Me es complicado escribir sin preguntar. Sin arrojar cuestionamientos un poco hacia al aire, un poco hacia a mí.
Hay muchas cuestiones que discutir, muchas cosas que dialogar. Porque de entrada el diálogo es la base del desarrollo de ideas y conceptos. Pero no me quiero desviar de la pregunta estelar del día de hoy:
¿Quién soy yo?
¿Quién eres tú?
De entrada ambas me parecen la misma pregunta. Yo soy tú y viceversa. Sin embargo esa es cuestión a parte. Aquí yo me pregunto a mí mismo y tú me preguntas igual.
El día de hoy aprendí... o más bien, comprendí o recordé que esta pregunta es indespenable para poder salir allá afuera y lograr lo que sea que queramos cumplir. Ya sea en nuestro entorno, o en nuestro interior (que al final, es prácticamente lo mismo).
La pregunta ya de entrada es complicada. Tres palabras, de las cuales dos conllevan ya un peso exorbitante. “Soy” es una afirmación casi tautológica, por lo menos en un sentir meramente superficial de la cuestión. Aún así, lo que va antes o después puede ser tan trivial como abrumadoramente verdadero. Desde lo más irrelevante hasta lo más desgarrador, la afirmación por sí sola es reconfortante; pero no por ello menos dolorosa.
¿Qué podemos ser? Y de todo eso, ¿qué es lo que somos?
Aqui viene entonces la traicionera palabra “yo”. Dos letras que mal usadas han destruido generaciones enteras. Su peso es el de la vida misma; pues representan nada más ni nada menos la totalidad de todo nuestro ser. No hay nada afuera de esas dos letras.
Viéndolo de esa manera, ambas palabras pueden al final ser una misma. Yo soy. Soy yo. ¿Qué es lo que soy si no soy yo? ¿Quién es yo sino lo que soy? Es incluso un poco inquietante como estas palabras poseen total inmunidad al tiempo. Lo que soy, fui o seré al final es ese “yo” que parece indefinible. Es ese “yo” suspendido en el tiempo es el interés principal de este simple (pero profundo) cuestionamiento. Al final el “yo” es tanto ahora como siempre, y por ello fuera del tiempo. Eterno, no en nosotros, sino en el Universo.

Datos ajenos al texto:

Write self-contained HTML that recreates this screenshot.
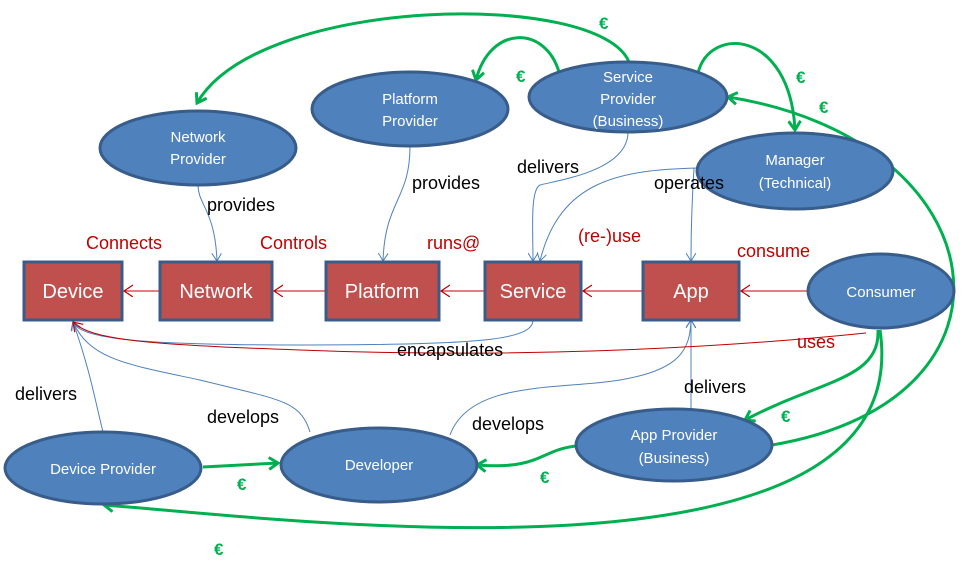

Entonces, si el “yo” es para siempre (y para siempre ha sido), el soy es lo que le da esa temporalidad a veces tan necesaria para hacer sentido. El ser es potencialidad, es posibilidad, es infinidad de caminos, muelles, nubes, barcos y humo (por supuesto que hay humo).
Nosotros no solo somos lo que hoy por hoy decimos (o creemos) ser. También somos todas esas posibildiades fallidas, perdidas, ignoradas o remplazadas. Somo todo aquello que no fuimos por el hecho de ser. Somo todo esto que somos por el hecho de no haber sido. Somos todo lo que seremos por el solo hecho de vivir.
Al final lo anterior se vuelve problemático. La apertura absoluta paraliza. El horizonte es tan grande y tan profundo que da la impresión de estar vacío. Y entonces, nos asustamos. No sabemos a dónde ir ni a quién preguntar. A veces no nos queda más que dormir y rezar.
Y con ese miedo huimos a los lugares ya definidos. A los espacios ya bien delimitados. Corremos a llenar los huecos que todo mundo nos ha dicho que no conviene dejar vacíos. Entonces, poco a poco nos empezamos a clasificar, a limitar, a definir. Donde el problema es que todo esto es indefinible.
Así poco a poco vamos cayendo en una prisión manufacturada por nuestro mismo miedo de entender lo que somos. Le vamos cediendo cada vez más y más de nuestra vida a los compromisos de roles creados para simplificar y estandarizar. A actuar como la norma indica que tal o cuál debe actuar. A llenar el rol para el que fuimos “destinados”.
La clasificación es innecesaria en relación a que al final... el chiste... es ser humano. Y si ya tenemos esa parte clara, no hay porque complicar lo restante que en realidad es tan sencillo.